THE manufacturing sector’s contribution to the Zimbabwean economy drastically dropped to 9% in 2023 from an all-time peak of nearly 25%




THE manufacturing sector’s contribution to the Zimbabwean economy drastically dropped to 9% in 2023 from an all-time peak of nearly 25% as the southern African nation’s industry becomes less competitive regionally, The NewsHawks has established.

Once regarded as one of the most diversified economies on the continent, Zimbabwe’s manufacturing has since the turn of the millennium suffered massive de-industrialisation as most businesses failed to retool due to costly borrowing, among other factors.

Experts say Zimbabwe’s economy recorded accelerated de-industrialisation in the past 30 years, blighting any prospects of making the country competitive in the region, as massive closure of major manufacturing companies relegated the country to an industrial wasteland.

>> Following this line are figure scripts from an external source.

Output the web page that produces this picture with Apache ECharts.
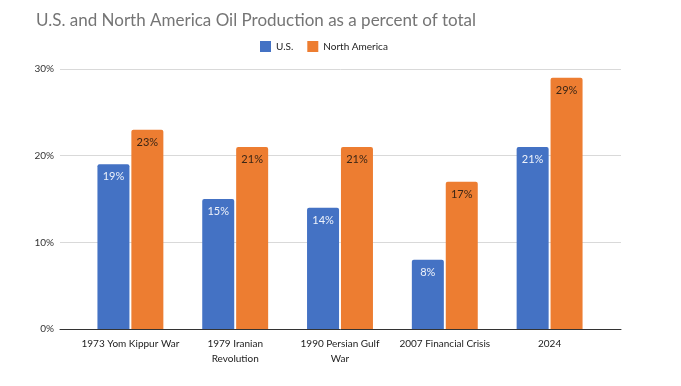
<!DOCTYPE html>
<html><head><meta charset="utf-8">
<script src="https://cdn.jsdelivr.net/npm/echarts@6/dist/echarts.min.js"></script>
<style>html,body{margin:0;padding:0;background:#fff}#c{width:681px;height:386px}</style>
</head><body><div id="c"></div>
<script>
const categories = ["1973 Yom Kippur War", "1979 Iranian\nRevolution", "1990 Persian Gulf\nWar", "2007 Financial Crisis", "2024"];
const usValues = [19, 15, 14, 8, 21];
const naValues = [23, 21, 21, 17, 29];
const seriesNames = ["U.S.", "North America"];
const yTicks = [0, 10, 20, 30];

const FONT = "Lato";
const chart = echarts.init(document.getElementById('c'), null, {renderer: 'canvas'});
chart.setOption({
  animation: false,
  backgroundColor: '#ffffff',
  textStyle: {fontFamily: FONT},
  title: {
    text: "U.S. and North America Oil Production as a percent of total",
    left: 31, top: 7,
    textStyle: {fontFamily: FONT, fontSize: 17, fontWeight: 'normal', color: '#757575'}
  },
  legend: {
    top: 36, left: 255,
    itemWidth: 11, itemHeight: 11, itemGap: 14,
    icon: 'rect',
    textStyle: {fontFamily: FONT, fontSize: 10, color: '#222'},
    data: seriesNames
  },
  grid: [
    {left: 60, right: 60, top: 69, bottom: 57},
    {left: 78, right: 79, top: 69, bottom: 57}
  ],
  xAxis: [
    {gridIndex: 0, type: 'value', min: 0, max: 1, axisLabel: {show: false}, axisTick: {show: false}, splitLine: {show: false},
     axisLine: {show: true, lineStyle: {color: '#333', width: 1}}},
    {gridIndex: 1, type: 'category', data: categories,
     axisLine: {show: false}, axisTick: {show: false},
     axisLabel: {fontFamily: FONT, fontSize: 10, color: '#222', margin: 7, lineHeight: 15, interval: 0}}
  ],
  yAxis: [
    {gridIndex: 0, type: 'value', min: yTicks[0], max: yTicks[yTicks.length - 1], interval: 10,
     axisLine: {show: false}, axisTick: {show: false},
     axisLabel: {formatter: '{value}%', fontFamily: FONT, fontSize: 10, color: '#333', margin: 6},
     splitLine: {lineStyle: {color: '#d9d9d9', width: 1}}},
    {gridIndex: 1, type: 'value', min: yTicks[0], max: yTicks[yTicks.length - 1], interval: 10, show: false}
  ],
  series: [
    {name: seriesNames[0], type: 'bar', xAxisIndex: 1, yAxisIndex: 1, data: usValues,
     barWidth: 32, barGap: '6%',
     itemStyle: {color: '#4472c4', borderRadius: [2, 2, 0, 0]},
     label: {show: true, position: 'insideTop', distance: 7, formatter: '{c}%', fontFamily: FONT, fontSize: 11, color: '#eef2fa'}},
    {name: seriesNames[1], type: 'bar', xAxisIndex: 1, yAxisIndex: 1, data: naValues,
     barWidth: 32,
     itemStyle: {color: '#ed7d31', borderRadius: [2, 2, 0, 0]},
     label: {show: true, position: 'insideTop', distance: 7, formatter: '{c}%', fontFamily: FONT, fontSize: 11, color: '#3a2616'}}
  ]
});
</script></body></html>
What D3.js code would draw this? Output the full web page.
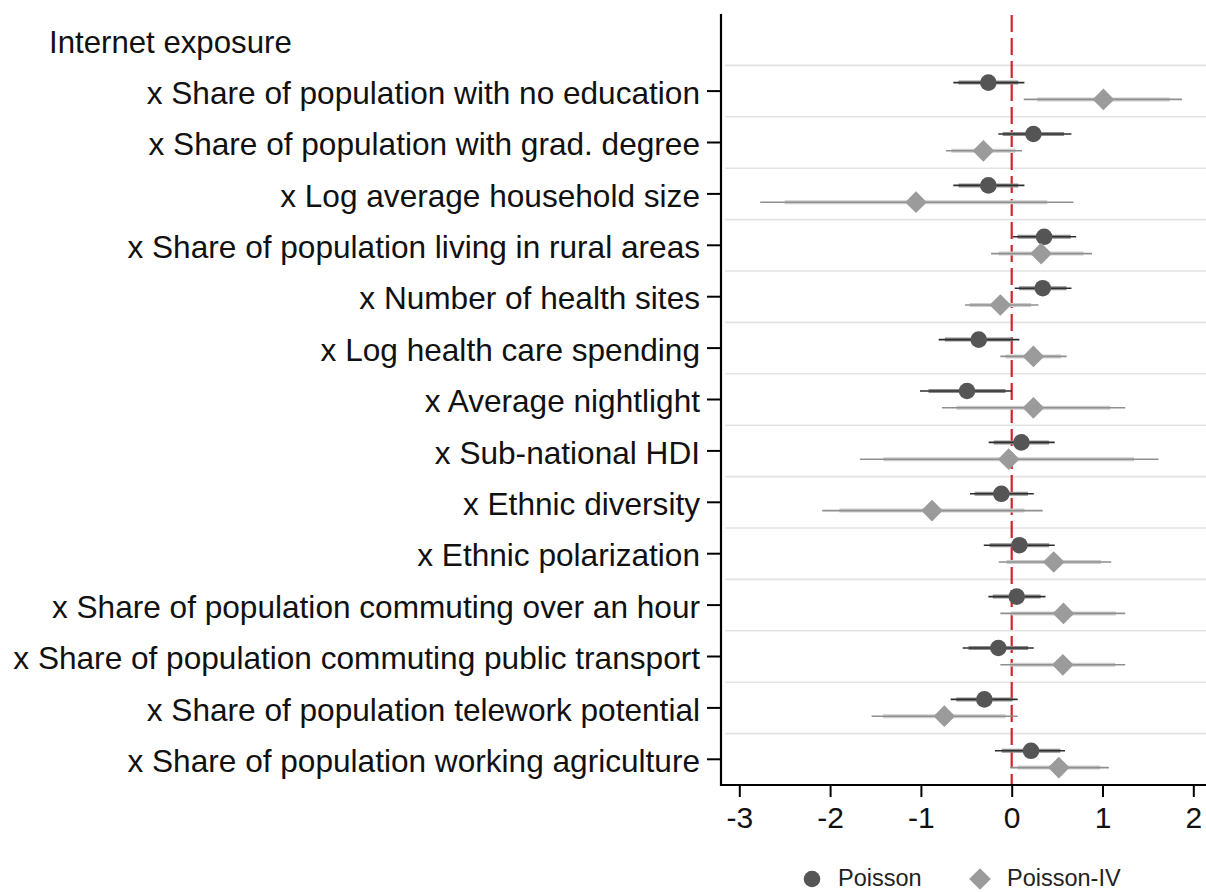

Busisa Moyo, chairperson of Confederation of Zimbabwe Industries membership committee, recently told delegates that the country requires policy which stimulates growth of the manufacturing sector, promotes growth and reverses de-industrialisation.

“The manufacturing contribution to GDP has fallen from 23% in the 1980-1989 period to 9% in 2023. How do we begin the journey back to 25% or US$10 billion?” Moyo asked.

He said the sector is facing competitiveness challenges due to the cost of doing business, limited (unstructured and unprogrammed) linkages with mining and agriculture and so many build-ups in “competitiveness”.

World Bank country chief economist Victor Steenbergen said despite facing several structural challenges, the country’s manufacturing sector is set to be one of the major beneficiaries of the African Continental Free Trade Area (AfCFTA).

“Zimbabwe public debt in LIEs [lower income economies] has risen and vulnerabilities remain high in one of the biggest potential beneficiaries of AfCFTA with +14.8% to GDP growth,” he said.

AfCFTA benefits for Zimbabwe, he added, arise mostly from trade facilitation and foreign direct investments.

The AfCFTA will link 54 countries with 1.3 billion people and a combined potential GDP of US$3.4 trillion into one market.

Tariffs are cut progressively giving least developed countries (LDCs) more time to meet targets than non-LDC countries. LDCs will achieve full liberalisation by 2034, while non-LDC countries will meet their target by 2031.

According to the World Bank, in the early 2000s, Zimbabwe used to introduce 600 new products in the export basket.

The rate of discovery (exports of previously un-exported products), however, has been declining and in 2019 it dropped to just five.